Long time has passed since Gutenberg’s invention of the movable type printing in 1455, which allowed the circulation of books in Europe. Nowadays books aren’t as rare and expensive as back then, but they still are a precious good. Thus plenty of publishers put their fondness and wisdom in the crafting of little artworks. The Culture Trip London takes a look at some inspiring independent publishing houses in London.
Born officially in 1929, Faber & Faber has published some of the most well-known British literature such as William Golding’s Lord Of the Flies. Not to mention, the iconic poet T.S. Eliot was an editor at this publishing house. Nowadays it’s still famous for its literary excellence, with publications ranging in genres from fiction, drama, poetry, nonfiction and children’s book.
The aim of this fairly recent publishing house is to approach the act of reading by merging innovative writing with good looking products and unexpected designs. Since 2010 friends Anna Gerber and Britt Iversen have applied their knowledge in graphic design, branding and advertising to the making of beautiful cultural objects, like Jonathan Safran Foer’s Tree Codes made entirely in die-cut technique out of a pre-existing book. Or Kapow! by Adam Thirlwell, whose startling layout mirrors the spinning digressions of the narrator voice. Visual Edition’s publications provide a whole new kind of reading experience.
Portobello Books began as a publishing house in 2005, thanks to the work of Philanthropist Sigrid Rausing, Academy Award winning film producer Eric Abraham and publisher Philip Gwyn. One year later Sigrid Rausing acquired Granta Magazine and Granta Books and merged the two companies. The range of publications covers fiction writing, both original and in translation, and nonfiction about contemporary issues as well as intriguing historical periods.

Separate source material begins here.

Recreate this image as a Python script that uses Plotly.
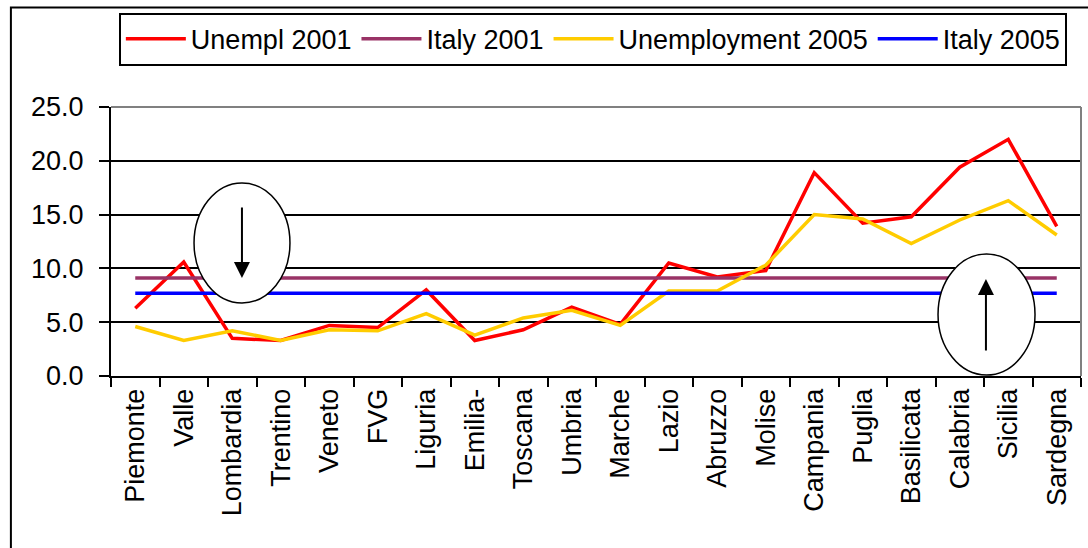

Founded by publishers Gary Budden and Kit Caless in 2011, East London based Influx Press focuses on geographically specific themes. Their publications range from unexplored territories, account of journeys, poems inspired by commuting and reflections on the places we live in.
Tom Kremer’s passion for essays led him to found Notting Hill Edition, a publishing house specialized in non-fictional writing. Its list of publications includes contemporary authors as Jon Day whose book Cyclogeography: Journeys of a London Bicycle Courier was published in 2015, Phillip Lopate’s collection of personal essays Portrait Inside My Head and Things I Don’t Want to Know, and Deborah Levy’s response to Orwell’s Why I Write. Also essays by non-contemporary writers, such as Barthes, Debord and Woolf, are among Notting Hill Edition’s selection.

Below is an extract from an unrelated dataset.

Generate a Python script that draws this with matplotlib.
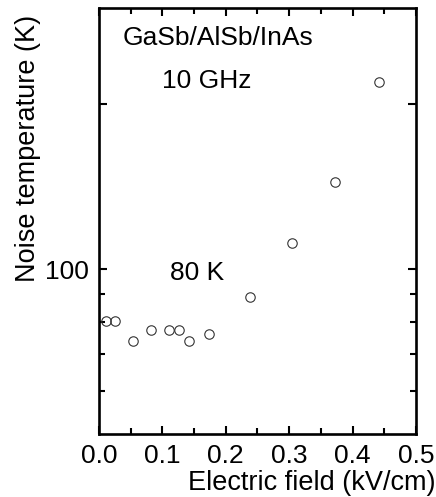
import numpy as np
import matplotlib.pyplot as plt
from matplotlib.ticker import FixedLocator, FixedFormatter, MultipleLocator, NullFormatter

plt.rcParams['font.family'] = ['Liberation Sans', 'DejaVu Sans']

# data
field = [0.011, 0.025, 0.054, 0.082, 0.111, 0.127, 0.142, 0.174, 0.239, 0.305, 0.373, 0.442]
tnoise = [80.5, 80.5, 74.0, 77.4, 77.4, 77.4, 74.0, 76.1, 89.1, 111.6, 144.5, 219.6]
xticks = [0.0, 0.1, 0.2, 0.3, 0.4, 0.5]
xticklabels = ['0.0', '0.1', '0.2', '0.3', '0.4', '0.5']

fig = plt.figure(figsize=(4.36, 4.97), dpi=100)
ax = fig.add_axes([0.227, 0.127, 0.727, 0.857])

ax.plot(field, tnoise, 'o', ms=6.8, mfc='none', mec='#333333', mew=0.8)

ax.set_yscale('log')
ax.set_xlim(0.0, 0.5)
ax.set_ylim(50, 300)

ax.xaxis.set_major_locator(FixedLocator(xticks))
ax.xaxis.set_major_formatter(FixedFormatter(xticklabels))
ax.xaxis.set_minor_locator(MultipleLocator(0.05))
ax.yaxis.set_major_locator(FixedLocator([100, 200]))
ax.yaxis.set_major_formatter(FixedFormatter(['100', '']))
ax.yaxis.set_minor_locator(FixedLocator([60, 70, 80, 90]))
ax.yaxis.set_minor_formatter(NullFormatter())

ax.tick_params(which='both', direction='in', top=True, right=True, width=1.5, labelsize=19, pad=7)
ax.tick_params(which='major', length=6)
ax.tick_params(which='minor', length=4)
for s in ax.spines.values():
    s.set_linewidth(1.9)

ax.set_ylabel('Noise temperature (K)', fontsize=19.5)
ax.yaxis.set_label_coords(-0.182, 0.669)
ax.set_xlabel('Electric field (kV/cm)', fontsize=19.5)
ax.xaxis.set_label_coords(1.063, -0.085)
ax.xaxis.label.set_ha('right')

ax.text(0.075, 0.913, 'GaSb/AlSb/InAs', transform=ax.transAxes, fontsize=19, va='baseline')
ax.text(0.2, 0.812, '10 GHz', transform=ax.transAxes, fontsize=19, va='baseline')
ax.text(0.225, 0.3615, '80 K', transform=ax.transAxes, fontsize=19, va='baseline')

fig.savefig('out.png', dpi=100)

Penned In The Margins is an edgy publishing house, that originally started as a reading series in South London 10 years ago. The assortment of genres spans from poetry to creative non-fiction, all of them characterized by innovative and experimental writing. The authors published by Penned In The Margins include Ross Sutherland, a well known British spoken word poet.

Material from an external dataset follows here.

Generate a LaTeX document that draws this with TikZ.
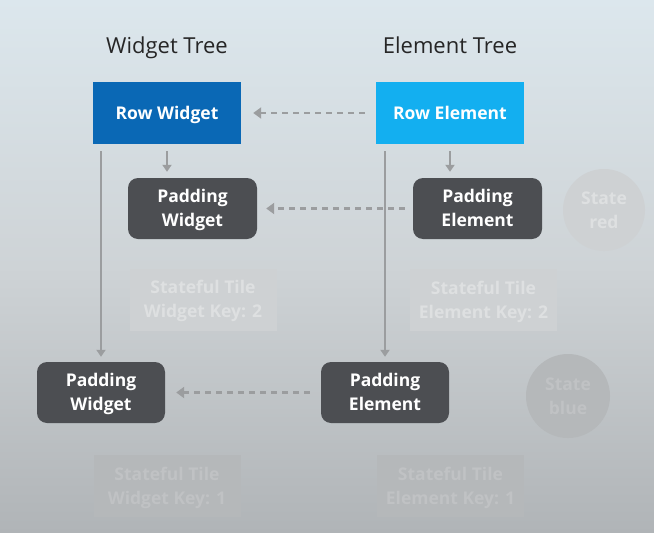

When Charles Boyle was asked about his first-ever published book in 2007, he said ’it was never going to find a home otherwise’. That’s why he did all by himself. Now he has become a publisher of first-class tastes and CB Editions has been recognized by several literary awards. On its publication list there are Agota Kristof’s novella The Notebook, May Lan-Tan’s Things to Make and Break, and David Markson’s This Is Not a Novel, among the others. CB Editions’ books are easy to spot on the shelves thanks to their minimalistic design: manila paper with title and author’s name printed on it.
Started in 2014 by former Notting Hill Editions commissioning editor Jacques Testard (and named after one of Werner Herzog’s more memorable characters), Fitzcarraldo focuses on publishing innovative fiction, both translated and not, as well as long-form essays. Each cover is designed in the publisher’s trademark sleek, minimal look, the only variable being colour: blue for fiction, white for non-fiction. Their most notable recent publications are Frieze editor Dan Fox’s long-essay Pretentiousness, and Second-Hand Time, from 2015 Nobel Prize for Literature winner Svetlana Alexievich.